14 July 2007 - Delaware Wildlife Area (DWA) and More - Tuttle


E-mail & photos from Dick Tuttle:
Hello Everyone,
I have monitored the nest boxes at the DWA five times since my last report of 27 May 2007. Here is a summation of events since then.
The Panhandle Road Grid - Twenty-five nest boxes are evenly spaced in rows at 25 yards apart for nesting Tree Swallows. Two additional boxes are mounted in front of the eagle nest viewing lot.
The Leonardsburg Road Grid is five rows of five nest boxes each.
All 52 nest boxes have been active with nests and eggs this season and it looks like all but one box will fledge young. At this date, 46 nests have produced 213 Tree Swallows for an average of 4.63 fledglings per nest. Four nests remain active with 13 swallow nestlings.
One nest box in the Panhandle Grid has raised two Eastern Bluebird families of five and three fledglings, respectively. Bluebirds now occupy a nest box with eggs in the roadside row of boxes at the Leonardsburg Road Grid. They use the electric wires to hunt insects from the road and berm.
During the 2006 season, one of four grid nest boxes raised two broods of Tree Swallows, a rate unheard of in the scientific literature.
This year, only one nest box houses a second brood of swallows. I blame a cold spring for a late start to the swallows' egg-laying period and drought-like conditions afterward for this year's drop in productivity.
The Green Tree Marsh - This season, the marsh's nest boxes raised three families of Tree Swallows (11 fledglings) and two families of House Wrens (12 fledglings). Unfortunately, this wooded wetland is no longer home for 15 nest boxes offered to Prothonotary Warblers. I removed the boxes from their T-posts on July 8, and I used my T-post puller to remove posts on July 14.

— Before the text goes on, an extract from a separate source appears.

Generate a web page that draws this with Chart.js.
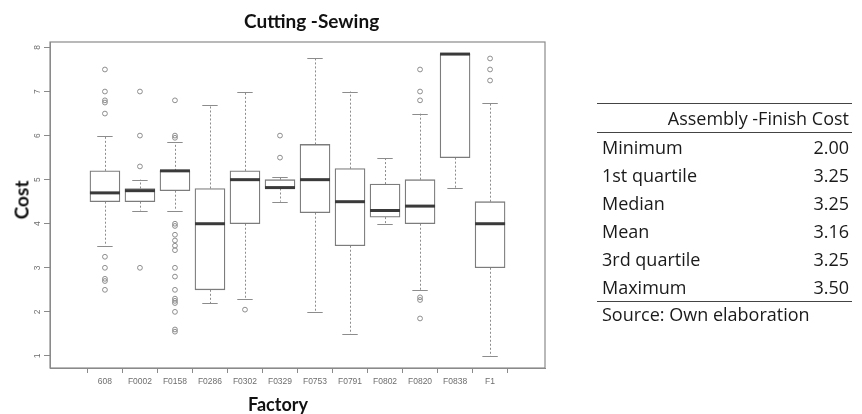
<!DOCTYPE html>
<html>
<head>
<meta charset="utf-8">
<title>Cutting -Sewing</title>
<script src="https://cdn.jsdelivr.net/npm/chart.js@4.4.1/dist/chart.umd.min.js"></script>
<style>
  html, body { margin: 0; padding: 0; background: #fff; }
  #wrap { position: relative; width: 862px; height: 414px; overflow: hidden; }
  #chart { position: absolute; left: 0; top: 0; }
  .lbl { position: absolute; font-family: Lato, 'Open Sans', sans-serif; font-weight: bold; color: #111; white-space: nowrap; }
  #title { left: 244px; top: 9px; font-size: 19px; }
  #xlab { left: 248px; top: 393px; font-size: 18px; }
  #ylab { left: 21px; top: 200px; font-size: 19px; transform: translate(-50%, -50%) rotate(-90deg); }
  #stats { position: absolute; left: 597px; top: 103px; width: 255px; border-collapse: collapse;
           font-family: 'Open Sans', sans-serif; font-size: 18px; color: #1a1a1a; }
  #stats td, #stats th { padding: 0 3px 0 5px; height: 28px; line-height: 28px; font-weight: normal; }
  #stats th { text-align: right; border-top: 1.5px solid #444; border-bottom: 1.5px solid #444; height: 28px; }
  #stats td.v { text-align: right; }
  #stats tr.last td { border-bottom: 1.5px solid #444; }
  #source { position: absolute; left: 602px; top: 302px; font-family: 'Open Sans', sans-serif; font-size: 18px; color: #1a1a1a; }
</style>
</head>
<body>
<div id="wrap">
  <canvas id="chart" width="862" height="414"></canvas>
  <div class="lbl" id="title">Cutting -Sewing</div>
  <div class="lbl" id="xlab">Factory</div>
  <div class="lbl" id="ylab">Cost</div>
  <table id="stats"></table>
  <div id="source">Source: Own elaboration</div>
</div>
<script>
// box plot summary per factory
const factories = ['608', 'F0002', 'F0158', 'F0286', 'F0302', 'F0329', 'F0753', 'F0791', 'F0802', 'F0820', 'F0838', 'F1'];
const whiskerLow  = [3.5, 4.3, 4.3, 2.2, 2.3, 4.5, 2.0, 1.5, 4.0, 2.5, 4.8, 1.0];
const q1          = [4.5, 4.5, 4.75, 2.5, 4.0, 4.8, 4.25, 3.5, 4.15, 4.0, 5.5, 3.0];
const median      = [4.7, 4.75, 5.2, 4.0, 5.0, 4.82, 5.0, 4.5, 4.3, 4.4, 7.85, 4.0];
const q3          = [5.2, 4.8, 5.2, 4.8, 5.2, 5.0, 5.8, 5.25, 4.9, 5.0, 7.85, 4.5];
const whiskerHigh = [6.0, 5.0, 5.85, 6.7, 7.0, 5.05, 7.75, 7.0, 5.5, 6.5, 7.85, 6.75];
const outliers = [
  [7.5, 7.0, 6.8, 6.75, 6.5, 3.25, 3.0, 2.75, 2.7, 2.5],
  [7.0, 6.0, 5.3, 3.0],
  [6.8, 6.0, 5.95, 4.0, 3.95, 3.75, 3.62, 3.5, 3.4, 3.0, 2.8, 2.5, 2.3, 2.25, 2.2, 2.0, 1.6, 1.55],
  [],
  [2.05],
  [6.0, 5.5],
  [],
  [],
  [],
  [7.5, 7.0, 6.8, 2.33, 2.27, 1.85],
  [],
  [7.75, 7.5, 7.25]
];
const yTicks = [1, 2, 3, 4, 5, 6, 7, 8];

// summary table for the other stage
const statNames  = ['Minimum', '1st quartile', 'Median', 'Mean', '3rd quartile', 'Maximum'];
const statValues = [2.00, 3.25, 3.25, 3.16, 3.25, 3.50];

const table = document.getElementById('stats');
table.innerHTML = '<tr><th colspan="2">Assembly -Finish Cost</th></tr>' +
  statNames.map((n, i) => `
    <tr class="${i === statNames.length - 1 ? 'last' : ''}">
      <td>${n}</td><td class="v">${statValues[i].toFixed(2)}</td>
    </tr>`).join('');

const axisGrey = '#8a8a8a';

const boxPlugin = {
  id: 'boxParts',
  beforeDatasetsDraw(chart) {
    const { ctx, scales: { x, y } } = chart;
    ctx.save();
    ctx.strokeStyle = '#8c8c8c';
    ctx.lineWidth = 1;
    factories.forEach((f, i) => {
      const cx = Math.round(x.getPixelForValue(i + 1)) + 0.5;
      // dashed whiskers
      ctx.setLineDash([2, 2]);
      ctx.beginPath();
      ctx.moveTo(cx, y.getPixelForValue(q3[i]));
      ctx.lineTo(cx, y.getPixelForValue(whiskerHigh[i]));
      ctx.moveTo(cx, y.getPixelForValue(q1[i]));
      ctx.lineTo(cx, y.getPixelForValue(whiskerLow[i]));
      ctx.stroke();
      // staples
      ctx.setLineDash([]);
      const l = x.getPixelForValue(i + 1 - 0.22);
      const r = x.getPixelForValue(i + 1 + 0.22);
      [whiskerHigh[i], whiskerLow[i]].forEach(v => {
        const py = Math.round(y.getPixelForValue(v)) + 0.5;
        ctx.beginPath();
        ctx.moveTo(l, py);
        ctx.lineTo(r, py);
        ctx.stroke();
      });
    });
    ctx.restore();
  },
  afterDatasetsDraw(chart) {
    const { ctx, chartArea, scales: { y } } = chart;
    const bars = chart.getDatasetMeta(0).data;
    ctx.save();
    ctx.strokeStyle = '#3a3a3a';
    ctx.lineWidth = 3;
    bars.forEach((bar, i) => {
      const py = y.getPixelForValue(median[i]);
      ctx.beginPath();
      ctx.moveTo(bar.x - bar.width / 2, py);
      ctx.lineTo(bar.x + bar.width / 2, py);
      ctx.stroke();
    });
    // frame around the plot region
    ctx.strokeStyle = axisGrey;
    ctx.lineWidth = 1.2;
    ctx.strokeRect(chartArea.left, chartArea.top, chartArea.right - chartArea.left, chartArea.bottom - chartArea.top);
    ctx.restore();
  }
};

new Chart(document.getElementById('chart'), {
  type: 'bar',
  data: {
    datasets: [
      {
        label: 'Box',
        data: factories.map((f, i) => ({ x: i + 1, y: [q1[i], q3[i]] })),
        backgroundColor: '#ffffff',
        borderColor: '#7c7c7c',
        borderWidth: 1.3,
        borderSkipped: false,
        barThickness: 30,
        order: 2
      },
      {
        type: 'scatter',
        label: 'Outliers',
        data: outliers.flatMap((vals, i) => vals.map(v => ({ x: i + 1, y: v }))),
        pointStyle: 'circle',
        pointRadius: 2.4,
        borderColor: '#8c8c8c',
        backgroundColor: 'rgba(0,0,0,0)',
        borderWidth: 1,
        order: 1
      }
    ]
  },
  options: {
    responsive: false,
    animation: false,
    events: [],
    layout: { padding: { top: 42, right: 317, left: 0, bottom: 0 } },
    plugins: { legend: { display: false }, tooltip: { enabled: false }, title: { display: false } },
    scales: {
      x: {
        type: 'linear',
        min: 0.02,
        max: 12.98,
        afterBuildTicks: s => { s.ticks = factories.map((f, i) => ({ value: i + 1 })); },
        afterFit: s => { s.height = 46; },
        ticks: {
          autoSkip: false,
          maxRotation: 0,
          padding: 4,
          color: '#6e6e6e',
          font: { family: 'Liberation Sans', size: 8.5 },
          callback: v => factories[v - 1]
        },
        grid: { drawOnChartArea: false, drawTicks: true, tickLength: 5, color: axisGrey },
        border: { display: true, color: axisGrey }
      },
      y: {
        type: 'linear',
        min: 0.726,
        max: 8.124,
        afterBuildTicks: s => { s.ticks = yTicks.map(v => ({ value: v })); },
        afterFit: s => { s.width = 50; },
        ticks: {
          minRotation: 90,
          maxRotation: 90,
          crossAlign: 'center',
          padding: 4,
          color: '#6e6e6e',
          font: { family: 'Liberation Sans', size: 8.5 },
          callback: v => String(v)
        },
        grid: { drawOnChartArea: false, drawTicks: true, tickLength: 6, color: axisGrey },
        border: { display: true, color: axisGrey }
      }
    }
  },
  plugins: [boxPlugin]
});
</script>
</body>
</html>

Unfortunately, eggs were laid in two prothonotary nests this season but disappeared, most likely, do to the actions of House Wrens. I conclude that after three years, and after five nest attempts by Prothonotaries laying eggs, and after only one family fledged in 2005, that a "sink population" exists in this otherwise, splendid habitat.
Prothonotaries have been a common sight in this marsh and I conclude that they do not need my offerings. Natural cavities are common, having been whittled by Redheaded Woodpeckers in dead cottonwood trees. I will miss my visits to this unique world but I look forward to applying my energy as I expand my effort for warblers along the creek and lake shoreline at Alum Creek. Propelling my canoe is much easier than wading over submerged tree limbs in deep water, etc. The physical effort would be worth it if I could count fledgling warblers, but for the last two seasons, that has not happened.
I have also removed nine of ten nest boxes from the Kilbourne Swamp north of Alum Creek Osprey Platform No. One. The swamp boxes have produced one family of six swallows and an equal yield of wrens. The nest box left standing holds six wren nestlings.
The Alum Creek Nest Jar Project was a success after three of 20 nest jars at ten locations produced two families of Prothonotary Warblers (three and five fledglings) and one family of five Tree Swallows. I used a canoe to monitor this "water trail." I look forward to expanding this project for the 2008 season.